[Stored entries]
-=-=-=-=-
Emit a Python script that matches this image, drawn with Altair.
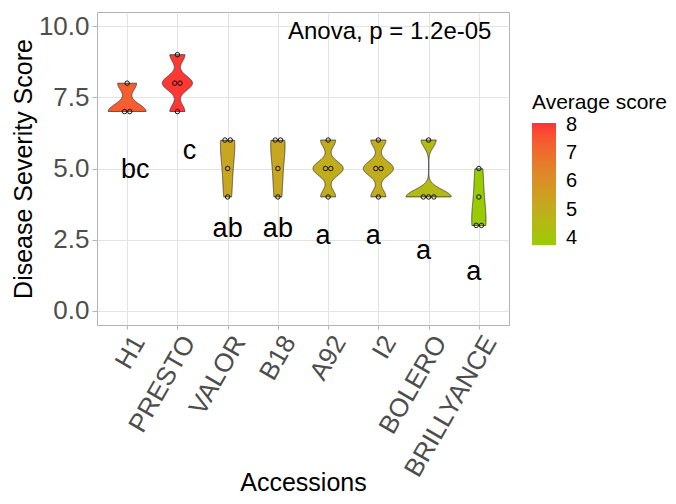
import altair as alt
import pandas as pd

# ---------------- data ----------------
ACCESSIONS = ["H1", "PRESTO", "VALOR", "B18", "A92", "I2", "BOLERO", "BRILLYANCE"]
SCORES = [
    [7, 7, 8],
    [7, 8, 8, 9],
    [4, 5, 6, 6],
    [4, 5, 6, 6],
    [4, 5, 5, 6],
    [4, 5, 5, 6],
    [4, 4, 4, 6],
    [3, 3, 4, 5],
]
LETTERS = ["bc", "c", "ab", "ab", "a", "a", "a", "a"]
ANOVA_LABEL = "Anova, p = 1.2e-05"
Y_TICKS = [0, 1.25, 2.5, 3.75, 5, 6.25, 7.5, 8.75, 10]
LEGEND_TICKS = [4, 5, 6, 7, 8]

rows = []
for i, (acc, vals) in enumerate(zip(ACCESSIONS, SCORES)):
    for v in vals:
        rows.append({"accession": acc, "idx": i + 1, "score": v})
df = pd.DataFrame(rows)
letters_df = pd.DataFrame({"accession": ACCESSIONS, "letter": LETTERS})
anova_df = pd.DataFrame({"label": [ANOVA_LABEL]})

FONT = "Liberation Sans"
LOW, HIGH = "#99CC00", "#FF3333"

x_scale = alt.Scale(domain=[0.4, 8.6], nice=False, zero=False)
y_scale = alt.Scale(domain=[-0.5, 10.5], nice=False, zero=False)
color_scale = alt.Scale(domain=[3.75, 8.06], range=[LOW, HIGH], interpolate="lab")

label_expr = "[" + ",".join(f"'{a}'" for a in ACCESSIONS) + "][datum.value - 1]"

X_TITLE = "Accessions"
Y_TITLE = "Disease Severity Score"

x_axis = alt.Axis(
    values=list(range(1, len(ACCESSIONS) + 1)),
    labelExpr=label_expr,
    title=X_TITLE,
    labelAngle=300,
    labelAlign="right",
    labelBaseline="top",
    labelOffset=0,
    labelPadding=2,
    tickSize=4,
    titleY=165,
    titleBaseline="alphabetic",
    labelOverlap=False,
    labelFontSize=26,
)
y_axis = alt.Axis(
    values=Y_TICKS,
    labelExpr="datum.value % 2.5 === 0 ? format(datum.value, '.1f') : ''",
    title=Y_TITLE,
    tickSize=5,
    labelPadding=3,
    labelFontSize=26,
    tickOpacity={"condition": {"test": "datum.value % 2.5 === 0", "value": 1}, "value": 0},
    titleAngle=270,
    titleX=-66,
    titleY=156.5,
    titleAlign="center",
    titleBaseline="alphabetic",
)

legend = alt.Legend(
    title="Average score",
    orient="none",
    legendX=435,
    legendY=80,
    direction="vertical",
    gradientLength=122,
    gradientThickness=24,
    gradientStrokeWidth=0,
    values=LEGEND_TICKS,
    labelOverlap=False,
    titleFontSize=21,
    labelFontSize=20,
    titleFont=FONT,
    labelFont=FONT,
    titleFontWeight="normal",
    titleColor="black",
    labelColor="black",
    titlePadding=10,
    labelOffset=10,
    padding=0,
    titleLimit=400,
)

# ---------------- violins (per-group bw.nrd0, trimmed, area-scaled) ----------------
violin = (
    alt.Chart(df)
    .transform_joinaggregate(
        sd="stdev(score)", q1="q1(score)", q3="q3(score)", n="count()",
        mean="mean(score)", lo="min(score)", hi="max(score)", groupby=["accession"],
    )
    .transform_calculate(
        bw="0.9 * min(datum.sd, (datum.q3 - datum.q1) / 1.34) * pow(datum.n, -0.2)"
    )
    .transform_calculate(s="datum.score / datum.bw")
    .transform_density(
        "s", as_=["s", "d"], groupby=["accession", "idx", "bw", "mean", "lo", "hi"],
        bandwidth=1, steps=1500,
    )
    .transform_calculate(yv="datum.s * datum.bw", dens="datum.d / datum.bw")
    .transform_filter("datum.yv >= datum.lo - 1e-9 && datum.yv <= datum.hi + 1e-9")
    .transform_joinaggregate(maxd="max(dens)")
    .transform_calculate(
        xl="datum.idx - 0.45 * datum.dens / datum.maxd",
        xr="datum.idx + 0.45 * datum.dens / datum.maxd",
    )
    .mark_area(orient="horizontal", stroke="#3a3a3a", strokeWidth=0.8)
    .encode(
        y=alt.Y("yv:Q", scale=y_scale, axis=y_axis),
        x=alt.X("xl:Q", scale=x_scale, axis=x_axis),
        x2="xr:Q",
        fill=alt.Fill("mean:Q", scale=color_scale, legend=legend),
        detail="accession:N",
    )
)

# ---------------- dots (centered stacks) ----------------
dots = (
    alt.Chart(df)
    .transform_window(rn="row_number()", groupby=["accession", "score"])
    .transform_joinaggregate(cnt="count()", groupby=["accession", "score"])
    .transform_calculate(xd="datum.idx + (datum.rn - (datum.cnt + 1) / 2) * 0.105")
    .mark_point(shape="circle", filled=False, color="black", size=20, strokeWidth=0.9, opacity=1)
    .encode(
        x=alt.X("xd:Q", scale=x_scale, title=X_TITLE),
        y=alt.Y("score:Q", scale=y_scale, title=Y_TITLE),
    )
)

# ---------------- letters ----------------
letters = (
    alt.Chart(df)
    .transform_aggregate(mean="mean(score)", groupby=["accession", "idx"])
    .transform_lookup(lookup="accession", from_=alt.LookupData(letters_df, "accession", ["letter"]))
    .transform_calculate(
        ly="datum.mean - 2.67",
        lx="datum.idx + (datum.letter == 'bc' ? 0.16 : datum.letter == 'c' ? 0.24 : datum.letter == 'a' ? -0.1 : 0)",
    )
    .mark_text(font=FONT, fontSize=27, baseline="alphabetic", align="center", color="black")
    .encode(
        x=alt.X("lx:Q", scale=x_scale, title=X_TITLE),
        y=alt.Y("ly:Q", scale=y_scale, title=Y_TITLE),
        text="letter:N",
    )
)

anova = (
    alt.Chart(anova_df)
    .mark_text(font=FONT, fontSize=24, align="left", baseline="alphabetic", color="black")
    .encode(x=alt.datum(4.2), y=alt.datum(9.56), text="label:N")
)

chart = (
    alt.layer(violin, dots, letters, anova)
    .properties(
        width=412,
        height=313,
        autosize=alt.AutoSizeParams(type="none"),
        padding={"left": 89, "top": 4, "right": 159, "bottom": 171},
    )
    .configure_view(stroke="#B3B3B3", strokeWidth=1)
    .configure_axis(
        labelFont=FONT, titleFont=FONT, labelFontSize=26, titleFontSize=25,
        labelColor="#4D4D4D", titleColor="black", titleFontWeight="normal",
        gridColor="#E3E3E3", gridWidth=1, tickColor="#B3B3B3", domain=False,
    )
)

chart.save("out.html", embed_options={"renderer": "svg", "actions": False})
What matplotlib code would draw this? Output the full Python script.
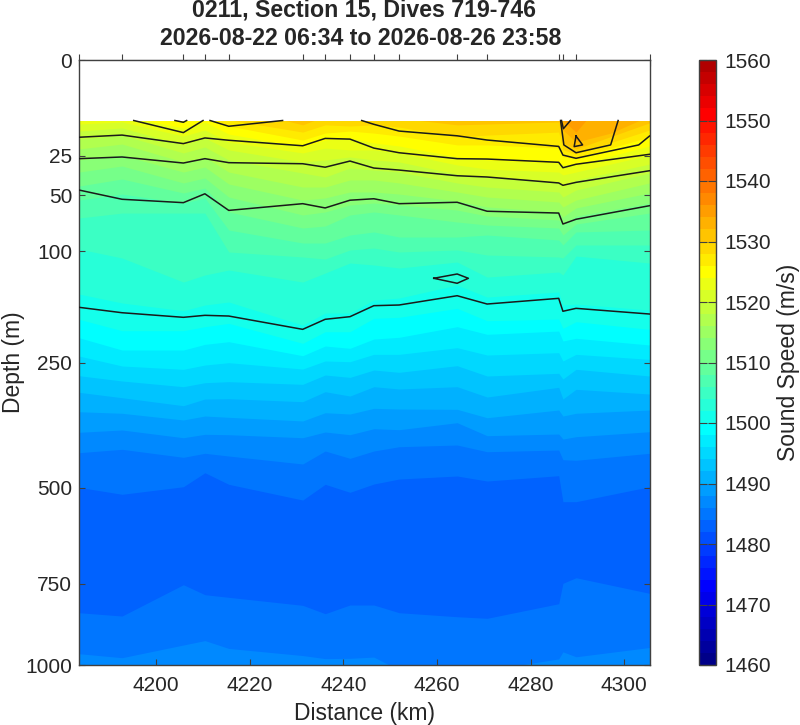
-=-=-=-=-
EXERCISE —
Read through the entries and copy each line in which "Python" appears.

RESPONSE BELOW —
Emit a Python script that matches this image, drawn with Altair.
What matplotlib code would draw this? Output the full Python script.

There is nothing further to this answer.